> EXERCISE BRIEF:
Output every line exactly as written. Leave out pictures.

> COLLECTED DATA:

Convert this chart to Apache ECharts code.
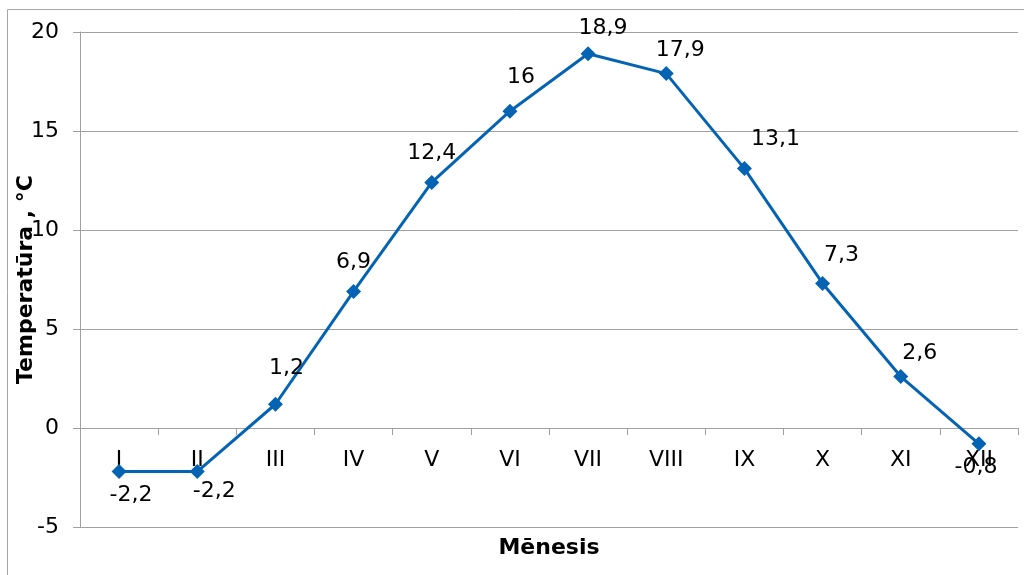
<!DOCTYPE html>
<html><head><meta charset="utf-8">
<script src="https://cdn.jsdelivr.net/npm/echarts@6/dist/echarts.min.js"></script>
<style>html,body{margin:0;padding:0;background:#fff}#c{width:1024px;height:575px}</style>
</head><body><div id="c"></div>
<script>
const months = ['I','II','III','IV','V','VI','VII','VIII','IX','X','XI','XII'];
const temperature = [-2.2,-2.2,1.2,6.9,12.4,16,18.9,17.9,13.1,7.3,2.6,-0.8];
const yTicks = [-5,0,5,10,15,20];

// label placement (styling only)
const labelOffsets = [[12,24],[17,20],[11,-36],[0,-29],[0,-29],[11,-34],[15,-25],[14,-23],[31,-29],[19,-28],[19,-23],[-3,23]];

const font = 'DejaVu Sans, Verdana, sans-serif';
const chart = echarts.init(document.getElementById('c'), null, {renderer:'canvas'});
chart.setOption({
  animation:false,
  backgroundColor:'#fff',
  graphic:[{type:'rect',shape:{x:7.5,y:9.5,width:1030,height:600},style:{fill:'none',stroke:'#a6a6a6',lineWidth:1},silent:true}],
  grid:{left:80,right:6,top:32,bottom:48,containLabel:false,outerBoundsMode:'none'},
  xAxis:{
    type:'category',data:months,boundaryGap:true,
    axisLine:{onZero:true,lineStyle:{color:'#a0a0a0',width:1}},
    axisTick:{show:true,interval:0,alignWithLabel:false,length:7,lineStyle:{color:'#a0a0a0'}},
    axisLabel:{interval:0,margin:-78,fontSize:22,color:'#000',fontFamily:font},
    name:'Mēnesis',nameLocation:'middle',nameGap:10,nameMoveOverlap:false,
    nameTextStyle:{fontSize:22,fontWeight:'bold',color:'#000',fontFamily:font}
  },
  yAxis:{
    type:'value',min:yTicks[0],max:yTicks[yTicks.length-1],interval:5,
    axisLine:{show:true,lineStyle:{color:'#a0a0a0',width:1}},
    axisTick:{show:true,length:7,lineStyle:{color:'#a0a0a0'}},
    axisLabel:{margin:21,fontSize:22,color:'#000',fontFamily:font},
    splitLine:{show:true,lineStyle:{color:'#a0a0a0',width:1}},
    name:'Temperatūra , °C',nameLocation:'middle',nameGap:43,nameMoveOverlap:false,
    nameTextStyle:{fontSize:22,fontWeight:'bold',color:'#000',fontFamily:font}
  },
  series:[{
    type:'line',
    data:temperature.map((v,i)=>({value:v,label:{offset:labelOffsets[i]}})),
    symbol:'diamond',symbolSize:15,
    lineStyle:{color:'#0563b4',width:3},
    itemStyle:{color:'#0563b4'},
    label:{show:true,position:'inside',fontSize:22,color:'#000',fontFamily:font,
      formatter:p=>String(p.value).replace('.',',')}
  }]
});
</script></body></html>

> EXPECTED ANSWER:
Convert this chart to Apache ECharts code.
<!DOCTYPE html>
<html><head><meta charset="utf-8">
<script src="https://cdn.jsdelivr.net/npm/echarts@6/dist/echarts.min.js"></script>
<style>html,body{margin:0;padding:0;background:#fff}#c{width:1024px;height:575px}</style>
</head><body><div id="c"></div>
<script>
const months = ['I','II','III','IV','V','VI','VII','VIII','IX','X','XI','XII'];
const temperature = [-2.2,-2.2,1.2,6.9,12.4,16,18.9,17.9,13.1,7.3,2.6,-0.8];
const yTicks = [-5,0,5,10,15,20];

// label placement (styling only)
const labelOffsets = [[12,24],[17,20],[11,-36],[0,-29],[0,-29],[11,-34],[15,-25],[14,-23],[31,-29],[19,-28],[19,-23],[-3,23]];

const font = 'DejaVu Sans, Verdana, sans-serif';
const chart = echarts.init(document.getElementById('c'), null, {renderer:'canvas'});
chart.setOption({
  animation:false,
  backgroundColor:'#fff',
  graphic:[{type:'rect',shape:{x:7.5,y:9.5,width:1030,height:600},style:{fill:'none',stroke:'#a6a6a6',lineWidth:1},silent:true}],
  grid:{left:80,right:6,top:32,bottom:48,containLabel:false,outerBoundsMode:'none'},
  xAxis:{
    type:'category',data:months,boundaryGap:true,
    axisLine:{onZero:true,lineStyle:{color:'#a0a0a0',width:1}},
    axisTick:{show:true,interval:0,alignWithLabel:false,length:7,lineStyle:{color:'#a0a0a0'}},
    axisLabel:{interval:0,margin:-78,fontSize:22,color:'#000',fontFamily:font},
    name:'Mēnesis',nameLocation:'middle',nameGap:10,nameMoveOverlap:false,
    nameTextStyle:{fontSize:22,fontWeight:'bold',color:'#000',fontFamily:font}
  },
  yAxis:{
    type:'value',min:yTicks[0],max:yTicks[yTicks.length-1],interval:5,
    axisLine:{show:true,lineStyle:{color:'#a0a0a0',width:1}},
    axisTick:{show:true,length:7,lineStyle:{color:'#a0a0a0'}},
    axisLabel:{margin:21,fontSize:22,color:'#000',fontFamily:font},
    splitLine:{show:true,lineStyle:{color:'#a0a0a0',width:1}},
    name:'Temperatūra , °C',nameLocation:'middle',nameGap:43,nameMoveOverlap:false,
    nameTextStyle:{fontSize:22,fontWeight:'bold',color:'#000',fontFamily:font}
  },
  series:[{
    type:'line',
    data:temperature.map((v,i)=>({value:v,label:{offset:labelOffsets[i]}})),
    symbol:'diamond',symbolSize:15,
    lineStyle:{color:'#0563b4',width:3},
    itemStyle:{color:'#0563b4'},
    label:{show:true,position:'inside',fontSize:22,color:'#000',fontFamily:font,
      formatter:p=>String(p.value).replace('.',',')}
  }]
});
</script></body></html>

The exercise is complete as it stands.